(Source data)
☆ ☆ ☆
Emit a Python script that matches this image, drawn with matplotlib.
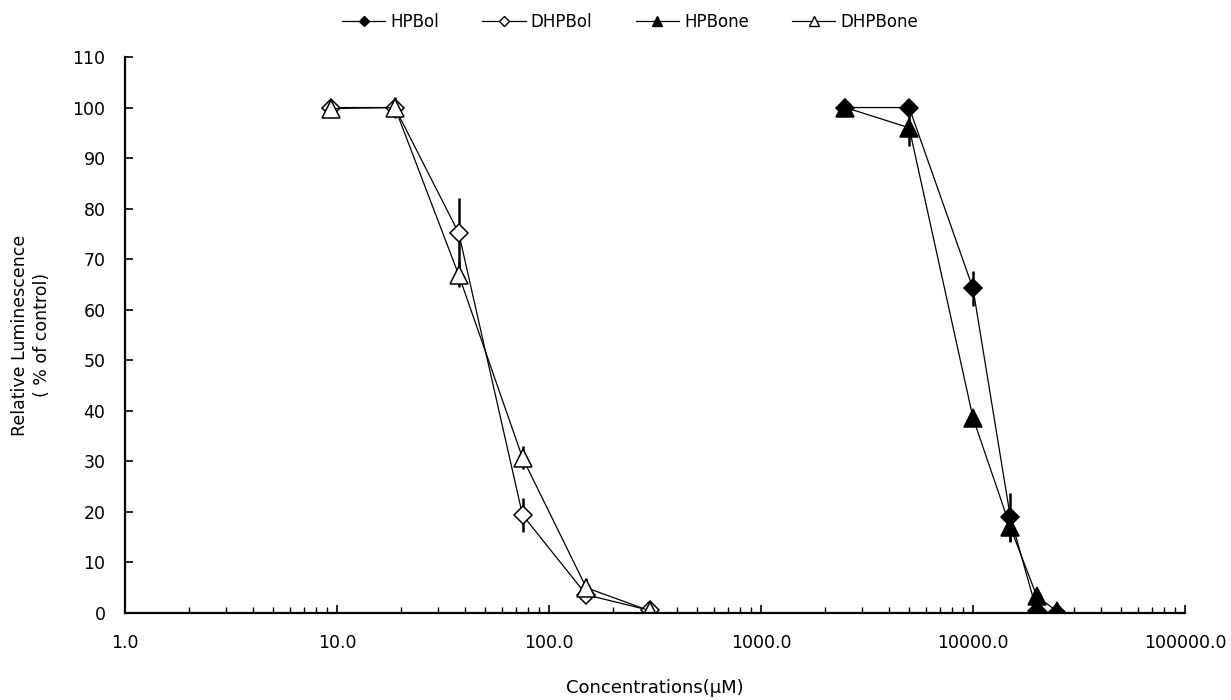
import matplotlib
matplotlib.use("Agg")
import matplotlib.pyplot as plt
from matplotlib.lines import Line2D
from matplotlib.ticker import FixedLocator, LogLocator, NullFormatter

plt.rcParams['font.family'] = ['DejaVu Sans']

# Concentrations (µM)
conc_low = [9.375, 18.75, 37.5, 75, 150, 300]
conc_high = [2500, 5000, 10000, 15000, 20000, 25000]

# Relative luminescence (% of control) and error bars
hpbol = [100, 100, 64.2, 19.0, 0.4, 0.0]
hpbol_err = [0, 0, 3.4, 4.7, 0, 0]
dhpbol = [100, 100, 75.2, 19.4, 3.6, 0.5]
dhpbol_err = [0, 0, 7.0, 3.3, 0.8, 0]
hpbone = [100, 96.0, 38.6, 17.0, 3.3, 0.3]
hpbone_err = [0, 3.7, 0, 3.0, 0, 0]
dhpbone = [99.8, 100, 66.9, 30.7, 5.0, 0.4]
dhpbone_err = [0, 2.0, 2.5, 2.3, 1.9, 0]

x_ticks = [1, 10, 100, 1000, 10000, 100000]
x_tick_labels = ["1.0", "10.0", "100.0", "1000.0", "10000.0", "100000.0"]
y_ticks = list(range(0, 111, 10))

fig = plt.figure(figsize=(12.31, 7.0), dpi=100)
ax = fig.add_axes([125 / 1231, 1 - 613 / 700, 1060 / 1231, 556 / 700])

line_kw = dict(color="black", linewidth=0.9, ecolor="black", elinewidth=1.8,
               capsize=0, markeredgecolor="black", markeredgewidth=1.1)

series = [
    ("HPBol", conc_high, hpbol, hpbol_err, "D", "black", 9.0),
    ("DHPBol", conc_low, dhpbol, dhpbol_err, "D", "white", 9.0),
    ("HPBone", conc_high, hpbone, hpbone_err, "^", "black", 12.5),
    ("DHPBone", conc_low, dhpbone, dhpbone_err, "^", "white", 12.5),
]
handles = []
for name, xs, ys, errs, mk, face, ms in series:
    ax.errorbar(xs, ys, yerr=errs, marker=mk, markerfacecolor=face,
                markersize=ms, **line_kw)
    handles.append(Line2D([], [], color="black", linewidth=0.9, marker=mk,
                          markerfacecolor=face, markeredgecolor="black",
                          markeredgewidth=1.0, markersize=ms * 0.6,
                          label=name))

ax.set_xscale("log")
ax.set_xlim(1, 100000)
ax.set_ylim(0, 110)

ax.xaxis.set_major_locator(FixedLocator(x_ticks))
ax.set_xticklabels(x_tick_labels)
ax.xaxis.set_minor_locator(LogLocator(base=10, subs=range(2, 10)))
ax.xaxis.set_minor_formatter(NullFormatter())
ax.set_yticks(y_ticks)

for side in ("top", "right"):
    ax.spines[side].set_visible(False)
for side in ("left", "bottom"):
    ax.spines[side].set_linewidth(1.6)

ax.tick_params(axis="x", which="major", direction="in", length=6, width=1.2,
               labelsize=12.5, pad=15)
ax.tick_params(axis="x", which="minor", direction="in", length=4, width=1.0)
ax.tick_params(axis="y", which="major", direction="in", length=6, width=1.2,
               labelsize=12.5, pad=14)

fig.text(655 / 1231, 1 - 688 / 700, "Concentrations(\u03bcM)", ha="center",
         va="center", fontsize=13)
fig.text(31 / 1231, 1 - 335 / 700, "Relative Luminescence\n( % of control)",
         rotation=90, ha="center", va="center", fontsize=12.5,
         multialignment="center", linespacing=1.3)

fig.legend(handles=handles, loc="center", ncol=4,
           bbox_to_anchor=(630 / 1231, 1 - 22 / 700), frameon=False,
           fontsize=12, handlelength=2.6, handletextpad=0.3,
           columnspacing=2.6)

fig.savefig("out.png", dpi=100)
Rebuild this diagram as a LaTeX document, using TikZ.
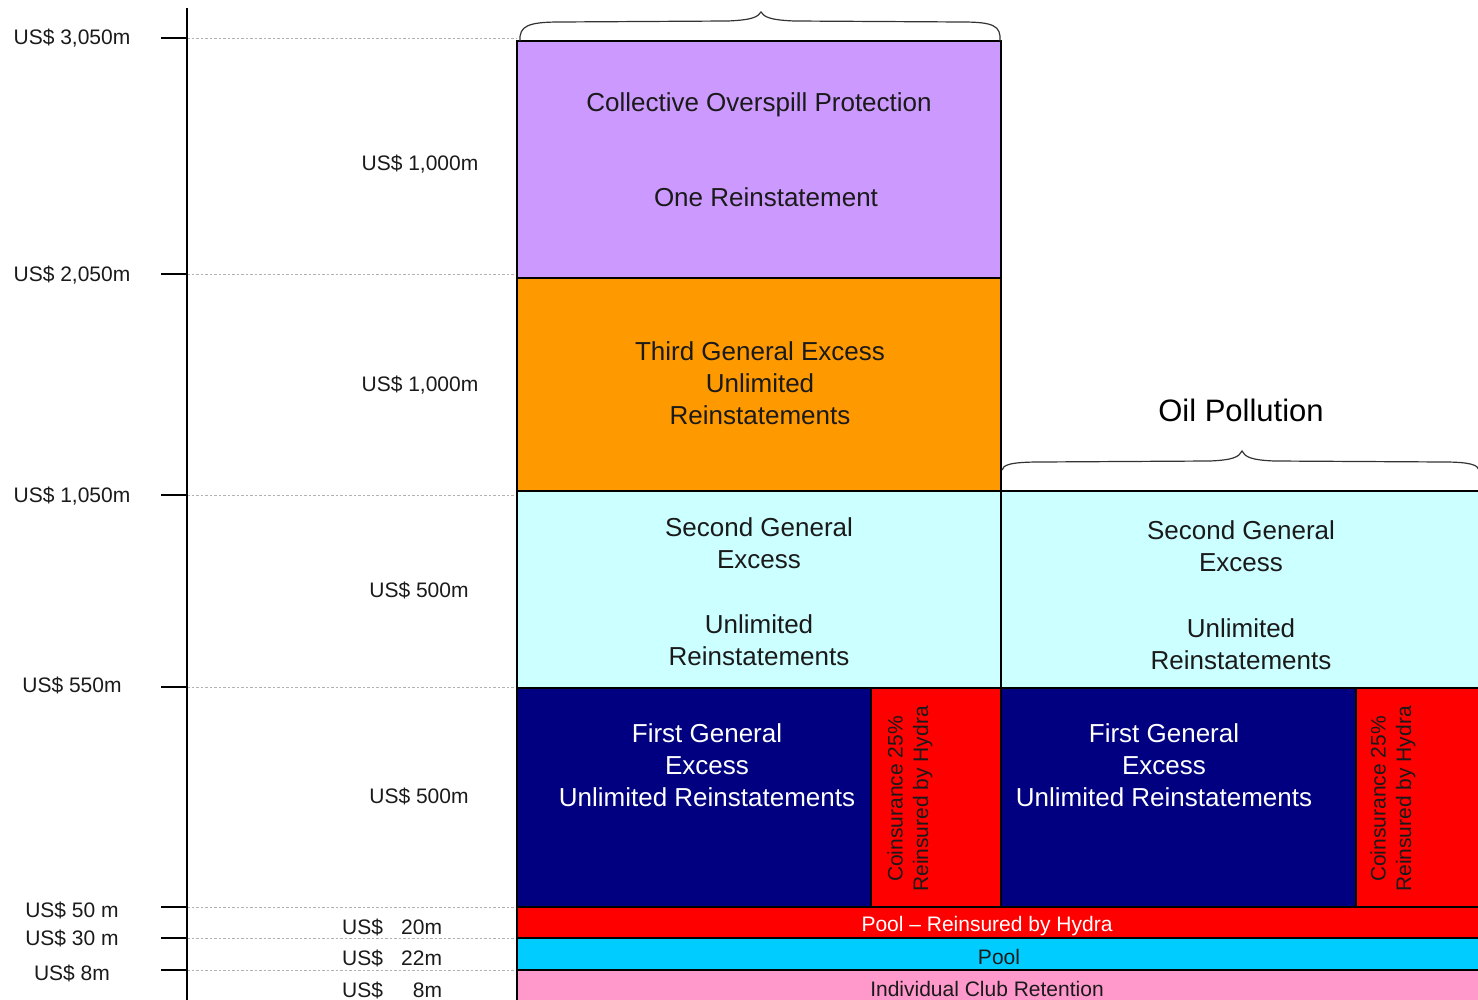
\documentclass[tikz,border=0pt]{standalone}
\usepackage{fontspec}
\setmainfont{Liberation Sans}
\definecolor{cpurple}{HTML}{CC99FF}
\definecolor{corange}{HTML}{FF9900}
\definecolor{ccyan}{HTML}{CCFFFF}
\definecolor{cnavy}{HTML}{000080}
\definecolor{cred}{HTML}{FF0000}
\definecolor{csky}{HTML}{00CCFF}
\definecolor{cpink}{HTML}{FF99CC}
\definecolor{ctext}{HTML}{1A1A1A}
\begin{document}
\begin{tikzpicture}[x=1pt,y=-1pt,
  layer/.style={draw=black, line width=2pt},
  lbl/.style={font=\fontsize{21}{25}\selectfont, text=ctext, inner sep=0pt},
  big/.style={font=\fontsize{26}{32}\selectfont, align=center, text=ctext, inner sep=0pt},
  rot/.style={font=\fontsize{21}{25.5}\selectfont, align=center, rotate=90, text=ctext, inner sep=0pt},
  bar/.style={font=\fontsize{21}{25}\selectfont, inner sep=0pt},
  tickmark/.style={line width=2pt},
  guide/.style={black!30, dash pattern=on 2.5pt off 2pt, line width=0.8pt},
  bracepath/.style={draw=black!80, line width=1.2pt}
]
\useasboundingbox (0,0) rectangle (1478,1000);

% guide lines
\foreach \yy in {38,274,495,687,907,938,970}{
  \draw[guide] (187,\yy) -- (517,\yy);
  \draw[tickmark] (161,\yy) -- (187,\yy);
}
% axis
\coordinate (axtop) at (187,8);
\coordinate (axbot) at (187,1000);
\draw[line width=2pt] (axtop) -- (axbot);

% layers
\filldraw[layer, fill=cpurple] (517,41) rectangle (1001,278);
\filldraw[layer, fill=corange] (517,278) rectangle (1001,491);
\filldraw[layer, fill=ccyan] (517,491) rectangle (1001,688);
\filldraw[layer, fill=ccyan] (1001,491) rectangle (1479,688);
\filldraw[layer, fill=cnavy] (517,688) rectangle (871,907);
\filldraw[layer, fill=cred] (871,688) rectangle (1001,907);
\filldraw[layer, fill=cnavy] (1001,688) rectangle (1356,907);
\filldraw[layer, fill=cred] (1356,688) rectangle (1479,907);
\filldraw[layer, fill=cred] (517,907) rectangle (1479,938);
\filldraw[layer, fill=csky] (517,938) rectangle (1479,970);
\filldraw[layer, fill=cpink] (517,970) rectangle (1479,1002);

% braces
\draw[bracepath] (520,41) .. controls (519,26) and (528,22) .. (560,22)
  -- (728,21) .. controls (752,20) and (758,17) .. (761,12)
  .. controls (764,17) and (770,20) .. (794,21)
  -- (962,22) .. controls (994,22) and (1001,26) .. (1000,41);
\draw[bracepath] (1002,470) .. controls (1003,465) and (1010,462) .. (1040,462)
  -- (1210,461) .. controls (1233,460) and (1239,457) .. (1242,451)
  .. controls (1245,457) and (1251,460) .. (1274,461)
  -- (1444,462) .. controls (1470,462) and (1478,465) .. (1479,470);

% left axis labels
\node[lbl] (l3050) at (72,38) {US\$ 3,050m};
\node[lbl] (l2050) at (72,275) {US\$ 2,050m};
\node[lbl] (l1050) at (72,496) {US\$ 1,050m};
\node[lbl] (l550) at (72,685) {US\$ 550m};
\node[lbl] (l50) at (72,910) {US\$ 50 m};
\node[lbl] (l30) at (72,938) {US\$ 30 m};
\node[lbl] (l8) at (72,973) {US\$ 8m};

% layer size labels
\node[lbl] (s1) at (420,164) {US\$ 1,000m};
\node[lbl] (s2) at (420,385) {US\$ 1,000m};
\node[lbl] (s3) at (419,590) {US\$ 500m};
\node[lbl] (s4) at (419,796) {US\$ 500m};
\node[lbl, anchor=west] (s5) at (342,927) {US\$\makebox[59pt][r]{20m}};
\node[lbl, anchor=west] (s6) at (342,958) {US\$\makebox[59pt][r]{22m}};
\node[lbl, anchor=west] (s7) at (342,990) {US\$\makebox[59pt][r]{8m}};

% box texts
\node[big] (cop) at (759,105) {Collective Overspill Protection};
\node[big] (one) at (766,197) {One Reinstatement};
\node[big] (third) at (760,383) {Third General Excess\\Unlimited\\Reinstatements};
\node[big] (sgA) at (759,543) {Second General\\Excess};
\node[big] (sgB) at (759,640) {Unlimited\\Reinstatements};
\node[big] (sgC) at (1241,546) {Second General\\Excess};
\node[big] (sgD) at (1241,644) {Unlimited\\Reinstatements};
\node[big, text=white] (fgA) at (707,765) {First General\\Excess\\Unlimited Reinstatements};
\node[big, text=white] (fgB) at (1164,765) {First General\\Excess\\Unlimited Reinstatements};
\node[rot] (coA) at (910,799) {Coinsurance 25\%\\Reinsured by Hydra};
\node[rot] (coB) at (1393,799) {Coinsurance 25\%\\Reinsured by Hydra};
\node[bar, text=white] (poolH) at (987,926) {Pool -- Reinsured by Hydra};
\node[bar, text=ctext] (pool) at (999,957) {Pool};
\node[bar, text=ctext] (icr) at (987,989) {Individual Club Retention};
\node[font=\fontsize{31}{36}\selectfont, text=black, inner sep=0pt] (oil) at (1241,410) {Oil Pollution};
\end{tikzpicture}
\end{document}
☆ ☆ ☆
## DIRECTIONS
Starting at the top of the listing above, please restate word for word each line up to and including the one that holds "dhpbone_err = [0, 2.0, 2.5, 2.3, 1.9, 0]", omitting every image.

## RIGHT ANSWER
Emit a Python script that matches this image, drawn with matplotlib.
import matplotlib
matplotlib.use("Agg")
import matplotlib.pyplot as plt
from matplotlib.lines import Line2D
from matplotlib.ticker import FixedLocator, LogLocator, NullFormatter

plt.rcParams['font.family'] = ['DejaVu Sans']

# Concentrations (µM)
conc_low = [9.375, 18.75, 37.5, 75, 150, 300]
conc_high = [2500, 5000, 10000, 15000, 20000, 25000]

# Relative luminescence (% of control) and error bars
hpbol = [100, 100, 64.2, 19.0, 0.4, 0.0]
hpbol_err = [0, 0, 3.4, 4.7, 0, 0]
dhpbol = [100, 100, 75.2, 19.4, 3.6, 0.5]
dhpbol_err = [0, 0, 7.0, 3.3, 0.8, 0]
hpbone = [100, 96.0, 38.6, 17.0, 3.3, 0.3]
hpbone_err = [0, 3.7, 0, 3.0, 0, 0]
dhpbone = [99.8, 100, 66.9, 30.7, 5.0, 0.4]
dhpbone_err = [0, 2.0, 2.5, 2.3, 1.9, 0]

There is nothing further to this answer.